The United Arab Emirates announced the implementation of some provisions of the Selective Tax Law, with the entry into force of these new amendments, as of last Friday, corresponding to October 14, 2022, according to (WAM).
Whoever imports excise goods into the Emirates, or produces them for the purpose of putting them for consumption in the country, or storing them in the country according to certain cases, and to any warehouse keeper, is subject to registration in the Excise Tax system.
The new amendments, according to the UAE Ministry of Finance, aim to support the business sector, facilitate the fulfillment of tax obligations for taxable persons, seek to reduce levels of tax evasion, and address some challenges related to the application of selective tax.
The amendments to the selective tax law in the UAE included excluding persons who import for non-business purposes from tax registration, while maintaining the imposition of tax on that import, and a requirement to submit an application for exemption from tax registration before practicing the activity and not when the tax is due.
Also, statutes of limitation have been added, setting a maximum time frame within which the Federal Tax Authority in the Emirates - which is in charge of implementing the selective tax - can act, and once this period expires, the authority is prevented from taking any actions.
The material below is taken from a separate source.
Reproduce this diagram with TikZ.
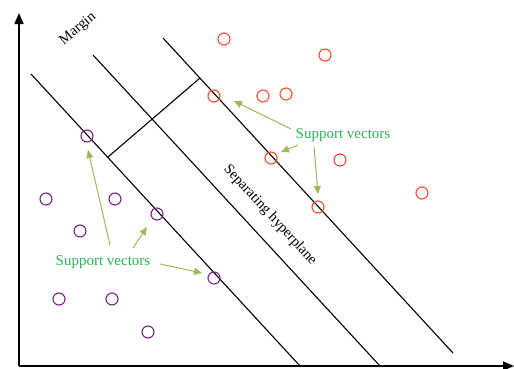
\documentclass[tikz,border=0pt]{standalone}
\usepackage{fontspec}
\setmainfont{Liberation Serif}
\usetikzlibrary{arrows.meta}
\definecolor{redpt}{HTML}{FF4A2A}
\definecolor{purppt}{HTML}{7A1F86}
\definecolor{svtext}{HTML}{2DB05A}
\definecolor{svarrow}{HTML}{9BBB59}
\tikzset{
  redc/.style={circle,draw=redpt,line width=1.1pt,minimum size=12pt,inner sep=0pt},
  purc/.style={circle,draw=purppt,line width=1.1pt,minimum size=12pt,inner sep=0pt},
  hline/.style={black,line width=1.1pt},
  axis/.style={black,line width=1.6pt,-{Triangle[length=11pt,width=9pt]}},
  svlabel/.style={text=svtext,font=\fontsize{15}{17}\selectfont,inner sep=1pt},
  svarr/.style={svarrow,line width=1pt,-{Triangle[length=8pt,width=7pt]}},
  lbl/.style={font=\fontsize{14.5}{16}\selectfont,inner sep=1pt}
}
\begin{document}
\begin{tikzpicture}[x=1pt,y=-1pt]
\useasboundingbox (0,0) rectangle (514,368);
% axes
\coordinate (O) at (19,366);
\coordinate (Ytop) at (19,13);
\coordinate (Xend) at (514,366);
\draw[axis] (O) -- (Ytop);
\draw[axis] (O) -- (Xend);
% hyperplanes
\coordinate (m1a) at (31,74);  \coordinate (m1b) at (300,366);
\coordinate (h0a) at (93,55);  \coordinate (h0b) at (380,366);
\coordinate (m2a) at (163,38); \coordinate (m2b) at (453,353);
\draw[hline] (m1a) -- (m1b);
\draw[hline] (h0a) -- (h0b);
\draw[hline] (m2a) -- (m2b);
\coordinate (pa) at (108,157); \coordinate (pb) at (200,78);
\draw[hline] (pa) -- (pb);
% labels
\node[lbl,rotate=40] (margin) at (78,29) {Margin};
\node[lbl,rotate=-47.3] (sep) at (270,215) {Separating hyperplane};
% red points
\node[redc] (r1) at (224,39) {};
\node[redc] (r2) at (325,55) {};
\node[redc] (r3) at (214,96) {};
\node[redc] (r4) at (263,96) {};
\node[redc] (r5) at (286,94) {};
\node[redc] (r6) at (271,158) {};
\node[redc] (r7) at (340,160) {};
\node[redc] (r8) at (422,193) {};
\node[redc] (r9) at (318,207) {};
% purple points
\node[purc] (p1) at (87,136) {};
\node[purc] (p2) at (46,199) {};
\node[purc] (p3) at (115,199) {};
\node[purc] (p4) at (80,231) {};
\node[purc] (p5) at (157,214) {};
\node[purc] (p6) at (214,278) {};
\node[purc] (p7) at (59,299) {};
\node[purc] (p8) at (112,299) {};
\node[purc] (p9) at (148,332) {};
% support vector labels
\node[svlabel] (svr) at (343,135) {Support vectors};
\node[svlabel] (svl) at (103,262) {Support vectors};
% arrows
\coordinate (a1s) at (291,129); \coordinate (a1e) at (234,101);
\coordinate (a2s) at (298,145); \coordinate (a2e) at (281,152);
\coordinate (a3s) at (314,147); \coordinate (a3e) at (318,194);
\coordinate (a4s) at (110,245); \coordinate (a4e) at (88,150);
\coordinate (a5s) at (133,248); \coordinate (a5e) at (147,227);
\coordinate (a6s) at (160,264); \coordinate (a6e) at (202,273);
\draw[svarr] (a1s) -- (a1e);
\draw[svarr] (a2s) -- (a2e);
\draw[svarr] (a3s) -- (a3e);
\draw[svarr] (a4s) -- (a4e);
\draw[svarr] (a5s) -- (a5e);
\draw[svarr] (a6s) -- (a6e);
\end{tikzpicture}
\end{document}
The amendments in this regard stipulate that in general, the Federal Tax Authority in the Emirates may not conduct a tax audit or issue a tax assessment after 5 years from the end of the relevant tax period.
The selective tax is an indirect tax imposed on certain goods that are harmful to human health or the environment. These goods are referred to as selective goods, such as soft drinks, energy drinks, tobacco and its products, and aims to reduce the consumption of these goods, according to the official portal of the UAE government.